Manulife (MFC-T) or Sun Life (SLF-T)? Insurance companies tend to move up and down with interest rates. If you continue to see the interest rates gradually move up, it will be a positive. ROE’s are decent. Both are benefiting from what is happening in Asia. Both companies are fine.

BUY

MFC-T vs. SLF-T. It is a close call. He would have to go with MFC-T because he believes they have more recovery upside. MFC-T has some issues but if they address them they will have more upside.

COMMENT

Has a very strong Asian franchise, which is very beneficial, as it is the high growth area of the world. The issue he would have is their earnings sensitivity to the interest rate curve, which continues to flatten.

COMMENT

Doesn’t follow this closely. Canadian operations appear to be excellent and well run and have a strong position in the market.
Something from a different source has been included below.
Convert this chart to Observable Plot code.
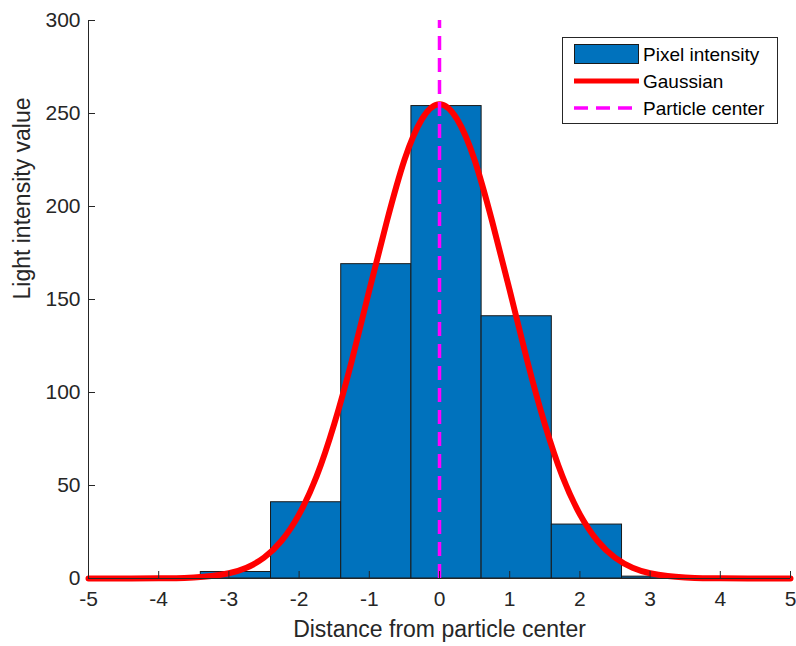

Looking at lifecos in general, in the current environment where it is very difficult to get investors deposits in SEG funds, it is the change in interest rates that is really going to impact earnings growth. If interest rates go up, then lifecos benefit because the present value of liabilities is reduced. It also has exposure to Asia, so you have to make a call on this factor.

COMMENT

Sun Life (SLF-T) or Manulife (MFC-T)? In a slowly rising interest rate environment, both banks and lifecos will benefit, and you want to have representation in both groups. She owns 3 banks and 1 lifeco. Both have done well. This one was lagging, but has now played a bit of catch-up. Both just reported good results. Her preference would be this because she likes their Asian exposure, which will be a faster growth market.